Теперь все общество заинтересовалось нескрываемо. Оно стало заглядывать к Ольге Николаевне.
– Это, – говорит оно, – такую литературку надо на всех раздать, когда если она к обществу докасается!
– Сверх этого экземпляра другого не имею, – сказал Аркадий Прокопьевич. – Пусть один читает, а прочие продолжают общаться на заданную тему.
– И про меня, выходит, там написано? – спросил молодой сотрудник Любопыткин.
– А про вас там даже написано с указанием имени, – отвечал Аркадий Прокопьевич.
Скоро Ольга Николаевна аж подпрыгнула с книжкой.
– До последнего, – говорит, – не верила, что про меня в книжке есть, а сейчас совсем убедилась, что это одна ерунда. Только много неприличных слов в печать напущено. Ну что это: «словоблудие»! Такое некрасивое слово, знаете, неприятно и читать, – она срочно отбросила книжку на стол.
Тут вернулся из универсама техник Павел Геннадьевич с рыбным продуктом, выглядя весело. Когда он узнал про книжку, то сейчас же сел к столу и принялся есть рыбный продукт и листать. Он потрепал страницы (было их, вообще, немного) и засмеялся:
– Да, – смеётся, – нет, – смеётся, – этого просто не может быть! – он ударил по страницам. – Я и в жизнь никогда не подхалимничал, а тут прямо так и написано: подхалимство! Такие огорчительные буквосочетания я не употребляю.
Общество сказало ему на это:
– Разве что, Павел Геннадьевич, не огорчайтесь, а все равно против литературы не пойдешь. Раз написано заранее, то значит написано верно.
- Мало ли написано, - сказал Павел Геннадьевич. – Только подобное слово мне, знаете, очень уж обидно кинулось в глаза.
Тут, выходит, начальство Кузьма Егорыч заинтересовался. Он положил очки на стол.
– Дайте–подайте, – говорит, – семь–девятнадцать! В чем ваш вопрос?
Ему дали книжку. Он положил очки на нос и углубился в страницы. Скоро, однако, он положил очки на стол. Весь он померк и стал молчать и смотреть прямо. К нему немедленно подбежала Ольга Николаевна и забрала у него книжку. Когда она посмотрела, какая развернута страница, то воскликнула:
– Ну конечно! Слышала сердцем! Да тут ровнехонько оскорбление достоинства описывается! Кузьмы Егорыча с расточительным болваном прямое сравнение приведено! Оттого и померк Кузьма Егорыч.
Общество посмотрело вдруг с негодованием на книжку и на Аркадия Прокопьевича.
– Сверните–ка, – говорит общество, – вашу, Аркадий Прокопьевич, книжку.

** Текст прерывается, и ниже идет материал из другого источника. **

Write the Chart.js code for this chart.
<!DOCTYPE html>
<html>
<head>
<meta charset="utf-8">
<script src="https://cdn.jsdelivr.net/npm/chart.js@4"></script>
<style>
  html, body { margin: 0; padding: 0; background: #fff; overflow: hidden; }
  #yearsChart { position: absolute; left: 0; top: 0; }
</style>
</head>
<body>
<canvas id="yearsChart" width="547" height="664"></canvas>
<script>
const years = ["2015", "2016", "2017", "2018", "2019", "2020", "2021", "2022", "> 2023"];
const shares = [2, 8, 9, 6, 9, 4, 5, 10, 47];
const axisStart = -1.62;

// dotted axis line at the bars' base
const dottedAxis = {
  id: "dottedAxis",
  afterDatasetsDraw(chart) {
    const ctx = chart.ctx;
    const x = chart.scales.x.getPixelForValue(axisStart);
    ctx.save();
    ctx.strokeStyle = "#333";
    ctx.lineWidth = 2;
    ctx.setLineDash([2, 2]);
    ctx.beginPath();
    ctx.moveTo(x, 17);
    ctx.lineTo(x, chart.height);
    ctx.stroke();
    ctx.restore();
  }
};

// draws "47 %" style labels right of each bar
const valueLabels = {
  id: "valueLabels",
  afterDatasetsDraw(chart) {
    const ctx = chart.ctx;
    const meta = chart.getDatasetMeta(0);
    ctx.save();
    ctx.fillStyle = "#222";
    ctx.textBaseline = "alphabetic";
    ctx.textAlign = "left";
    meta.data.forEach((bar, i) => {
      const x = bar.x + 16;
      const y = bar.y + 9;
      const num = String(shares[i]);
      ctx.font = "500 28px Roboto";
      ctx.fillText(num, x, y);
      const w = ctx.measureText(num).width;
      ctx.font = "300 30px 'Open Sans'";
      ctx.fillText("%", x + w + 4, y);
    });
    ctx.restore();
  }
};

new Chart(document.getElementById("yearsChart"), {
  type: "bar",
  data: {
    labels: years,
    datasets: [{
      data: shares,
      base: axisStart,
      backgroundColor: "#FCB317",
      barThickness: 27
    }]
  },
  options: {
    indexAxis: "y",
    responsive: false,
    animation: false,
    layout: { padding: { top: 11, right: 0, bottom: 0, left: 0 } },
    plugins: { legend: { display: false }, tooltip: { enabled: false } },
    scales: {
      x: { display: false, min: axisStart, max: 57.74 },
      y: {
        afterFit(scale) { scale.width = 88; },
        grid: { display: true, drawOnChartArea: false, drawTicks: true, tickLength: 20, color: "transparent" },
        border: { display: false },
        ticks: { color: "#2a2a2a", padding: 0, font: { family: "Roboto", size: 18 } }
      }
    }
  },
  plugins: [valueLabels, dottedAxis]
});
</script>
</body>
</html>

Уже начальство довели до истерического молчания. А и про вас–то самих поди тоже чего–нибудь в ней да написано.
– И про меня написано, – отвечал Аркадий Прокопьевич, и спрятал книжку в карман.
Затем сотрудники раздвинули столы и вернули рабочую обстановку.
А вы, читатель, посмотрите когда-нибудь книжку «Корабль дураков». Там слова обязательно в глаза кидаются.